How often will I be needed?

In practice, I don’t think I was paged more than 20 times in the years I’ve been on call, the majority of them being in the earlier years.

The size of the company and the stage that it is in often inversely correlates with the amount one gets paged. What I mean is, with time and growth, services will become more stable, certain areas of the codebase will change less, and more teams will become owners of their own domains; in some cases each team might have a separate cloud account hosting their own services, thus potentially moving the on-call responsibility away from a central group of people are more towards separate teams having their own schedules.
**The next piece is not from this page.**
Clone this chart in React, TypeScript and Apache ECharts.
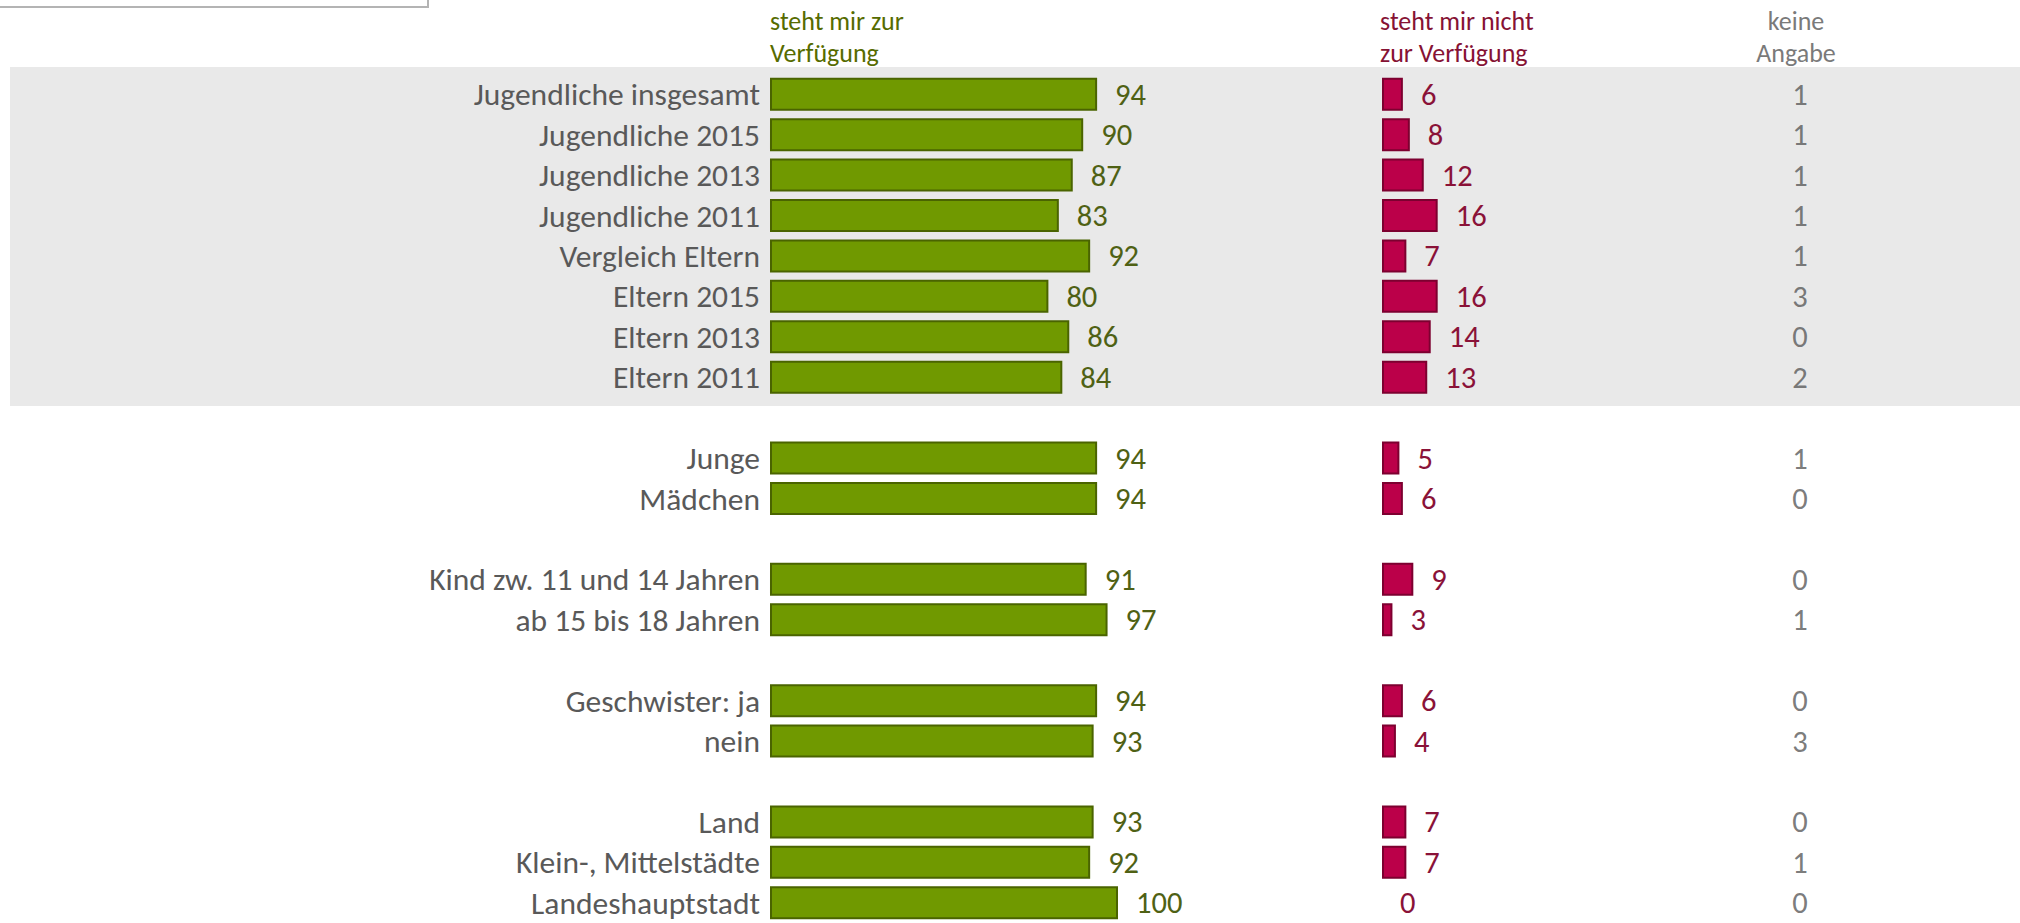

Depending on the size of the company and when this happens, it could either be a good thing or a bad thing, in some cases one person has been the sole person on call for month after month, due to the specificity of that domain and the lack of more people to share the responsibility with. I’d argue in those cases it might be worth it to bring it up to management, and see how to mitigate it, either by introducing more people to that codebase (people from other teams helping to distribute the responsibility of being on-call), or hiring more people / transferring internally.

When the company grows, you will likely adopt different pillars (either by building products or acquiring other companies to grow your portfolio), this means the knowledge of domains (and even access to accounts and resources) may start to split, only giving access to those who need it. This also means multiple on-call teams may start to spring up. Simultaneously, helpdesk support people must know which team (and in some cases which domain) to assign tickets to, which might trigger a page depending on the severity of the issue.

More importantly, by the time you’ve reached this size you’ll probably have a dedicated cloudops/devops team (or person?), and given the prevalence of “the cloud”, likely they will become the first line of defence when issues happen. Since we started containerising everything, multiple failures on a container or pod might trigger it to become unavailable, and new containers might spin up. This has the downside of potentially hiding issues, but the upside of it “fixing itself”. Thus, developers are not AS incentivised (as in the 2000s and 2010s) to produce error-proof code. This also means that the infra team might be notified first when a spike in container creation happens due to bad code; ultimately the fix might be to roll-back to a previous image, thus not even needing to wake up the backend engineers.

You might think I’m exaggerating, but eventually you will come across kubernetes.containers.restarts over environment:production,kube_namespace:project was > 20.0 on average during the last 5m and it will sink in. These are weird times indeed.

In any case, if you are considering being an on-call engineer and wanted to know more about what it requires, and how it will evolve over time, hopefully this gave you a few insights.